The House at the Bottom of Gardner Lake in Connecticut
Tucked away in a picturesque corner of southeast Connecticut is a natural body of water named Gardner Lake. Bordering the towns of Salem, Montville and Bozrah, the southern part of the lake is home to a state park, almost ten acres in size, where recreational activities include swimming, boating and fishing. On the eastern portion of Gardner Lake is Hopemead State Park, with hiking trails, fishing, and birding. The lake is certainly large enough for these two parks, including what is also Connecticut’s tiniest park, a small island located off the eastern shore close to the southern part called Minnie Island State Park, measuring 0.88 acre in size. As tranquil as the location sounds, Gardner Lake has a rather unusual history, and not because it was named after the family which owned a sizeable chunk of property in the area. Rather, Gardner Lake, almost resembling the chess piece the Knight in shape from a certain angle, is famous for being known as the lake which has a house at the bottom of it.
The story dates back to the morning of February 13, 1895 when a local businessman by the name of Thomas LeCount made, what he thought at the time, was an ingenious decision to relocate his two-storey lakeside house from one side of the lake to an adjacent side. In an article from the New London, Connecticut newspaper The Day dated August 25, 1976, LeCount was a grocery store owner from Niantic. His intention was to have his summer home moved from the south shore of Gardner Lake to its eastern shore, which at the time was newly purchased land. LeCount established the logistics of the operation, getting together a team of men and twenty-four work horses to move the house across the sheet of ice which covered the lake on the cold winter morning. Everything was going fine until his house suddenly started sinking into the water, 250 feet from the southern shore, heading towards the eastern shore. The west side of the house sank into fifteen feet of water which is the depth for the majority of Gardner Lake, tilted at an angle with two feet of the house under water while the east side of the house was stuck in the air. While the team of men who helped guide the horses across the lake attempted to get the house upright, they were unsuccessful. According to residents who took part in the spectacle later reported that the half-tipped house remained visible in the lake, until its final deterioration over the decades.
Unlike the modern-day practice of moving a house or other building, which usually requires dismantling it and removing all furniture and carpeting inside, LeCount wanted everything to remain intact for the move.
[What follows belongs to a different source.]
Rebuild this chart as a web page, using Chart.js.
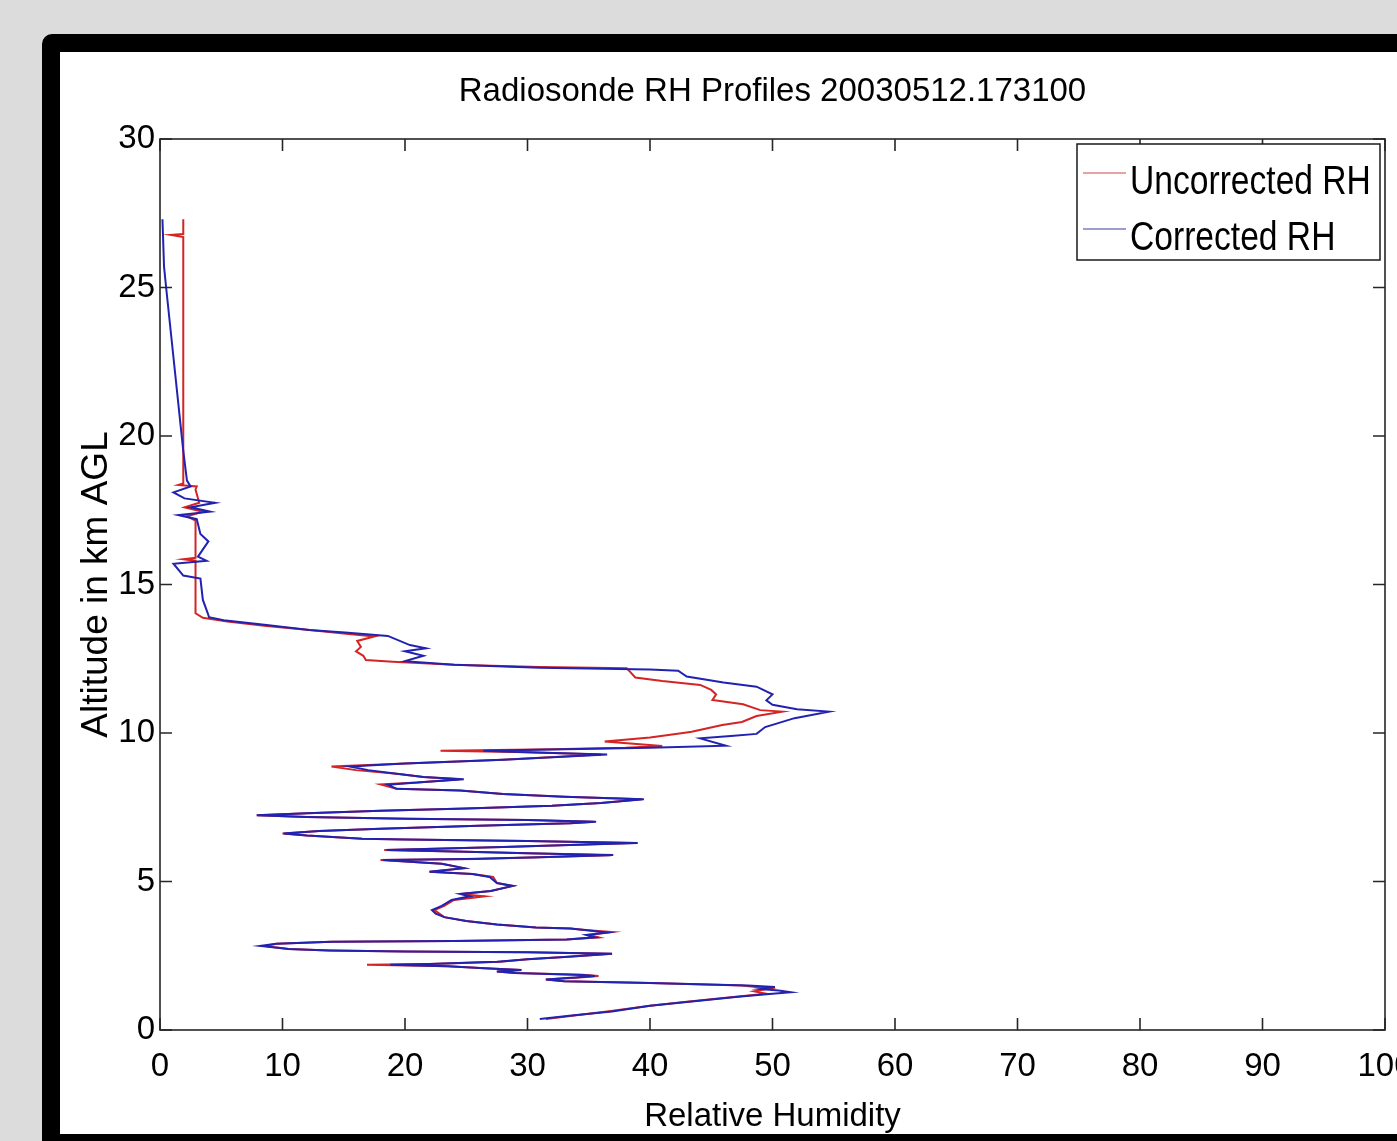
<!DOCTYPE html>
<html>
<head>
<meta charset="utf-8">
<title>Radiosonde RH Profiles</title>
<script src="https://cdn.jsdelivr.net/npm/chart.js@4.4.1/dist/chart.umd.min.js"></script>
<style>
    html, body {
        margin: 0;
        padding: 0;
        width: 1397px;
        height: 1141px;
        overflow: hidden;
        background: #dcdcdc;
    }
    /* black rounded frame around the figure, runs off the right and bottom edges */
    .frame {
        position: absolute;
        left: 42px;
        top: 34px;
        width: 1420px;
        height: 1118px;
        border: 18px solid #000;
        border-radius: 10px;
        background: #fff;
        box-sizing: border-box;
        overflow: hidden;
    }
    .chart-box {
        position: absolute;
        left: 0;
        top: 0;
        width: 1370px;
        height: 1090px;
    }
</style>
</head>
<body>
<div class="frame">
    <div class="chart-box"><canvas id="rhChart"></canvas></div>
</div>
<script>
// Profile data (RH in %, altitude in km AGL)
const uncorrectedRH = [
    31.5, 34.0, 36.5, 40.0, 43.0, 47.0, 49.5, 48.5, 49.8, 47.5,
    40.0, 33.0, 31.5, 34.0, 35.8, 34.5, 29.0, 27.5, 29.5, 26.5,
    23.5, 16.9, 22.0, 26.0, 27.8, 30.0, 33.0, 36.9, 30.0, 20.0,
    13.8, 10.5, 8.6, 9.5, 14.0, 24.0, 33.2, 35.8, 35.0, 36.9,
    35.0, 33.5, 30.7, 27.5, 25.0, 23.2, 22.8, 22.4, 23.2, 24.0,
    26.5, 24.5, 27.0, 28.8, 27.5, 27.2, 25.5, 22.0, 24.8, 23.0,
    18.0, 25.9, 31.0, 36.8, 30.0, 25.0, 18.3, 28.0, 38.7, 30.0,
    20.0, 16.5, 12.0, 10.0, 13.0, 18.0, 26.0, 33.5, 35.4, 30.0,
    20.1, 12.0, 7.9, 12.0, 18.0, 25.0, 32.0, 36.0, 39.3, 33.0,
    28.0, 24.5, 19.3, 18.0, 21.0, 24.5, 21.5, 19.5, 16.0, 14.0,
    20.0, 28.0, 36.0, 30.0, 22.9, 32.0, 38.0, 41.0, 36.3, 40.0,
    42.7, 43.4, 45.9, 47.5, 48.7, 50.8, 49.0, 47.6, 45.1, 45.4,
    45.0, 44.1, 41.0, 38.8, 38.4, 38.1, 31.0, 24.0, 19.0, 16.8,
    16.6, 16.0, 16.4, 16.1, 17.5, 15.0, 12.2, 8.7, 5.5, 3.5,
    2.9, 2.9, 1.9, 2.9, 2.9, 2.2, 3.5, 2.0, 3.2, 2.9,
    3.0, 1.5, 1.9, 1.9, 0.9, 1.9, 1.9
];
const uncorrectedAlt = [
    0.37, 0.5, 0.62, 0.82, 0.95, 1.12, 1.22, 1.3, 1.4, 1.5,
    1.58, 1.64, 1.7, 1.76, 1.82, 1.86, 1.92, 1.97, 2.02, 2.08,
    2.15, 2.2, 2.22, 2.27, 2.3, 2.38, 2.46, 2.57, 2.62, 2.64,
    2.68, 2.73, 2.83, 2.9, 2.97, 3.0, 3.05, 3.12, 3.2, 3.3,
    3.36, 3.42, 3.45, 3.55, 3.67, 3.8, 3.92, 4.04, 4.18, 4.38,
    4.5, 4.58, 4.68, 4.85, 4.95, 5.15, 5.25, 5.33, 5.45, 5.6,
    5.72, 5.76, 5.82, 5.88, 5.95, 6.0, 6.06, 6.16, 6.3, 6.36,
    6.41, 6.44, 6.55, 6.62, 6.7, 6.78, 6.88, 6.96, 7.01, 7.07,
    7.11, 7.17, 7.23, 7.3, 7.38, 7.46, 7.55, 7.64, 7.77, 7.85,
    7.95, 8.06, 8.12, 8.27, 8.33, 8.44, 8.52, 8.62, 8.75, 8.87,
    8.97, 9.1, 9.28, 9.35, 9.4, 9.45, 9.5, 9.56, 9.71, 9.85,
    10.0, 10.04, 10.27, 10.37, 10.57, 10.72, 10.77, 10.97, 11.11, 11.3,
    11.45, 11.62, 11.75, 11.87, 12.05, 12.18, 12.22, 12.3, 12.4, 12.46,
    12.6, 12.75, 12.9, 13.1, 13.25, 13.35, 13.47, 13.6, 13.75, 13.88,
    14.03, 15.8, 15.85, 15.9, 17.15, 17.3, 17.45, 17.6, 17.75, 18.2,
    18.3, 18.35, 18.4, 26.7, 26.77, 26.8, 27.3
];

const correctedRH = [
    31.0, 33.8, 36.9, 40.0, 43.2, 47.2, 49.5, 51.5, 50.5, 49.0,
    50.2, 48.0, 40.0, 33.0, 31.5, 33.5, 35.5, 34.5, 29.0, 27.5,
    29.5, 26.5, 23.5, 18.8, 22.0, 25.5, 27.5, 30.0, 33.0, 36.9,
    30.0, 20.0, 13.8, 10.5, 8.2, 9.5, 14.0, 24.0, 33.2, 35.5,
    34.8, 36.5, 35.0, 33.5, 30.7, 27.5, 25.0, 23.2, 22.5, 22.2,
    23.0, 23.8, 25.3, 24.5, 27.0, 28.8, 27.5, 26.9, 25.5, 22.0,
    24.8, 23.0, 18.2, 25.0, 31.0, 37.0, 30.0, 25.0, 18.5, 28.0,
    39.0, 30.0, 20.0, 16.5, 12.0, 10.1, 13.0, 18.0, 26.0, 33.5,
    35.6, 30.0, 20.1, 12.0, 7.9, 12.0, 18.0, 25.0, 32.0, 36.0,
    39.5, 33.0, 28.0, 24.5, 19.3, 18.6, 21.0, 24.8, 21.5, 19.5,
    17.0, 15.5, 20.0, 28.0, 36.5, 30.0, 26.4, 33.0, 40.0, 46.2,
    44.1, 46.6, 48.7, 49.4, 51.8, 54.6, 52.0, 50.0, 49.5, 50.0,
    48.7, 46.0, 43.0, 42.3, 40.0, 31.0, 24.0, 20.0, 21.5, 20.0,
    21.7, 20.4, 18.6, 15.1, 12.2, 8.7, 5.2, 4.0, 3.9, 3.5,
    3.3, 1.9, 1.1, 3.8, 3.1, 3.95, 3.3, 3.0, 1.5, 4.1,
    2.5, 4.5, 2.0, 1.1, 2.5, 2.2, 1.9, 0.5, 0.33, 0.2
];
const correctedAlt = [
    0.37, 0.5, 0.62, 0.82, 0.95, 1.12, 1.2, 1.27, 1.33, 1.38,
    1.45, 1.5, 1.58, 1.64, 1.7, 1.76, 1.82, 1.85, 1.92, 1.97,
    2.02, 2.08, 2.15, 2.2, 2.22, 2.27, 2.3, 2.38, 2.46, 2.57,
    2.62, 2.64, 2.68, 2.73, 2.83, 2.9, 2.97, 3.0, 3.05, 3.12,
    3.2, 3.28, 3.35, 3.42, 3.45, 3.55, 3.67, 3.8, 3.92, 4.04,
    4.18, 4.38, 4.5, 4.58, 4.68, 4.85, 4.95, 5.15, 5.25, 5.33,
    5.45, 5.6, 5.72, 5.76, 5.82, 5.89, 5.95, 6.0, 6.06, 6.16,
    6.3, 6.36, 6.41, 6.44, 6.55, 6.62, 6.7, 6.78, 6.88, 6.96,
    7.01, 7.07, 7.11, 7.17, 7.23, 7.3, 7.38, 7.46, 7.55, 7.64,
    7.77, 7.85, 7.95, 8.06, 8.12, 8.26, 8.33, 8.44, 8.52, 8.62,
    8.75, 8.87, 8.97, 9.1, 9.28, 9.35, 9.4, 9.45, 9.5, 9.57,
    9.82, 9.9, 9.97, 10.2, 10.5, 10.72, 10.8, 10.95, 11.1, 11.3,
    11.56, 11.7, 11.9, 12.1, 12.14, 12.2, 12.3, 12.42, 12.6, 12.75,
    12.85, 12.96, 13.27, 13.38, 13.47, 13.64, 13.8, 13.9, 14.03, 14.48,
    15.2, 15.3, 15.7, 15.8, 15.94, 16.45, 16.7, 17.2, 17.34, 17.45,
    17.6, 17.75, 17.9, 18.1, 18.3, 18.5, 19.5, 25.0, 25.7, 27.3
];

const xTicks = [0, 10, 20, 30, 40, 50, 60, 70, 80, 90, 100];
const yTicks = [0, 5, 10, 15, 20, 25, 30];
const seriesNames = ['Uncorrected RH', 'Corrected RH'];

const FONT = '"Liberation Sans", Arial, Helvetica, sans-serif';
const TICK_LEN = 12;

function toPoints(rh, alt) {
    if (rh.length !== alt.length) {
        console.warn('length mismatch', rh.length, alt.length);
    }
    return alt.map((a, i) => ({ x: rh[i], y: a }));
}

// MATLAB-style box with inward ticks on all four sides
const matlabAxes = {
    id: 'matlabAxes',
    afterDatasetsDraw(chart) {
        const { ctx, chartArea: area, scales } = chart;
        ctx.save();
        ctx.strokeStyle = '#262626';
        ctx.lineWidth = 1.6;
        ctx.beginPath();
        xTicks.forEach(v => {
            const px = scales.x.getPixelForValue(v);
            ctx.moveTo(px, area.bottom);
            ctx.lineTo(px, area.bottom - TICK_LEN);
            ctx.moveTo(px, area.top);
            ctx.lineTo(px, area.top + TICK_LEN);
        });
        yTicks.forEach(v => {
            const py = scales.y.getPixelForValue(v);
            ctx.moveTo(area.left, py);
            ctx.lineTo(area.left + TICK_LEN, py);
            ctx.moveTo(area.right, py);
            ctx.lineTo(area.right - TICK_LEN, py);
        });
        ctx.stroke();
        ctx.strokeRect(area.left, area.top, area.right - area.left, area.bottom - area.top);
        ctx.restore();
    }
};

// boxed legend in the upper right corner of the axes
const boxedLegend = {
    id: 'boxedLegend',
    afterDraw(chart) {
        const { ctx, chartArea: area } = chart;
        const w = 303, h = 116;
        const left = area.right - 5 - w;
        const top = area.top + 5;
        ctx.save();
        ctx.fillStyle = '#fff';
        ctx.fillRect(left, top, w, h);
        ctx.strokeStyle = '#1a1a1a';
        ctx.lineWidth = 1.5;
        ctx.strokeRect(left, top, w, h);

        chart.data.datasets.forEach((ds, i) => {
            const lineY = top + 29 + i * 56;
            ctx.strokeStyle = ds.legendColor;
            ctx.lineWidth = 1.2;
            ctx.beginPath();
            ctx.moveTo(left + 6, lineY);
            ctx.lineTo(left + 49, lineY);
            ctx.stroke();

            // text is a bit condensed in the original
            ctx.save();
            ctx.translate(left + 53, top + 50 + i * 56);
            ctx.scale(0.84, 1);
            ctx.fillStyle = '#000';
            ctx.font = '40px ' + FONT;
            ctx.textBaseline = 'alphabetic';
            ctx.fillText(ds.label, 0, 0);
            ctx.restore();
        });
        ctx.restore();
    }
};

const ctx = document.getElementById('rhChart');

new Chart(ctx, {
    type: 'scatter',
    data: {
        datasets: [
            {
                label: seriesNames[0],
                data: toPoints(uncorrectedRH, uncorrectedAlt),
                borderColor: '#d42424',
                legendColor: '#d04848',
                borderWidth: 2,
                showLine: true,
                pointRadius: 0,
                tension: 0,
                order: 1
            },
            {
                label: seriesNames[1],
                data: toPoints(correctedRH, correctedAlt),
                borderColor: '#2222b0',
                legendColor: '#3a3aa0',
                borderWidth: 2,
                showLine: true,
                pointRadius: 0,
                tension: 0,
                order: 0
            }
        ]
    },
    options: {
        responsive: true,
        maintainAspectRatio: false,
        animation: false,
        layout: {
            padding: { left: 0, right: 45, top: 0, bottom: 0 }
        },
        plugins: {
            legend: { display: false },
            tooltip: { enabled: false },
            title: {
                display: true,
                text: 'Radiosonde RH Profiles 20030512.173100',
                color: '#000',
                fullSize: false,
                font: { family: FONT, size: 33, weight: 'normal' },
                padding: { top: 20, bottom: 27.4 }
            }
        },
        scales: {
            x: {
                type: 'linear',
                min: 0,
                max: 100,
                grid: { display: false, drawTicks: false },
                border: { display: false },
                ticks: {
                    stepSize: 10,
                    color: '#000',
                    padding: 17,
                    maxRotation: 0,
                    font: { family: FONT, size: 33 }
                },
                title: {
                    display: true,
                    text: 'Relative Humidity',
                    color: '#000',
                    font: { family: FONT, size: 33 },
                    padding: { top: 0, bottom: 5 }
                },
                afterFit(scale) {
                    scale.height = 112;
                }
            },
            y: {
                type: 'linear',
                min: 0,
                max: 30,
                grid: { display: false, drawTicks: false },
                border: { display: false },
                ticks: {
                    stepSize: 5,
                    color: '#000',
                    padding: 5,
                    font: { family: FONT, size: 33 }
                },
                title: {
                    display: true,
                    text: 'Altitude in km AGL',
                    color: '#000',
                    font: { family: FONT, size: 37 },
                    padding: { top: 15, bottom: 0 }
                },
                afterFit(scale) {
                    scale.width = 100;
                }
            }
        }
    },
    plugins: [matlabAxes, boxedLegend]
});
</script>
</body>
</html>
But due to the weight of the house, which was originally calculated to be twenty-eight tons in weight, according to another article in The Day, February 16, 1895. Not surprisingly, it was the kitchen chimney which caused the house to sink the way it did, being considerably heavy.
LeCount may have been good at business, but not the best at moving buildings, for he had also planned to move his barn and bathhouse in the same manner, according to the same article in The Day. With the house slowly sinking into the lake, however, what could be removed relatively easy was: small pieces of furniture, smaller objects like kitchenware and bric-a-brac. The piano remained in the house, and for many years after became a source of folklore that would haunt the locals and anyone interested in being fascinated with the mysterious. This was mainly due to music emanating from the piano underwater with no coherent explanation. Was it due to the numerous fish brushing up against the instrument’s keys? Was the music from Thomas LeCount himself, who loved his summer home so much he wanted to have a better view of the lake from the front window? Or was something else causing the piano to play erratically?
It is unknown how LeCount’s team figured that the ice was sixteen inches thick and “safe” to move a stationary load like a house being pulled by a team of horses across Gardner Lake. The ice sheet covering the surface of the lake may have been measured by drilling into the ice right by the shoreline. Unfortunately, the ice thickness was probably not consistent along the line the house was to be moved along, meaning the ice was probably thinner at the point where the house started sinking at 250 feet into the lake. Interestingly, the United States Army Corps of Engineers provides a table for mobile loads on varying thicknesses of freshwater ice – and their safety. Obviously, the standard of two inches thick of ice for a person to safely skate on, such as Gardner Lake, is much different to ten inches thick ice for a seven- to eight-ton truck driving over the surface of the ice. It is worth noting that unlike a single person skating or a vehicle driving across the ice, a house being pulled by a team of horses is considered to be a stationary load. What is fascinating about the ordeal is that while photos of the house teetering on the lake’s surface, partially submerged, it was memorialized in a color postcard.
Thomas LeCount, upon seeing his summer house parked in the lake, must have thought his original plan to be better, which meant moving the house on solid land. While this could not be done on the snow-covered ground, he might have waited until spring when the ground thawed out and was dry enough for an easy transition. LeCount moved to New York City with his wife, and according to his obituary in The Meriden Weekly Republican dated February 4, 1897, died at Roosevelt Hospital due to illness at the age of 48.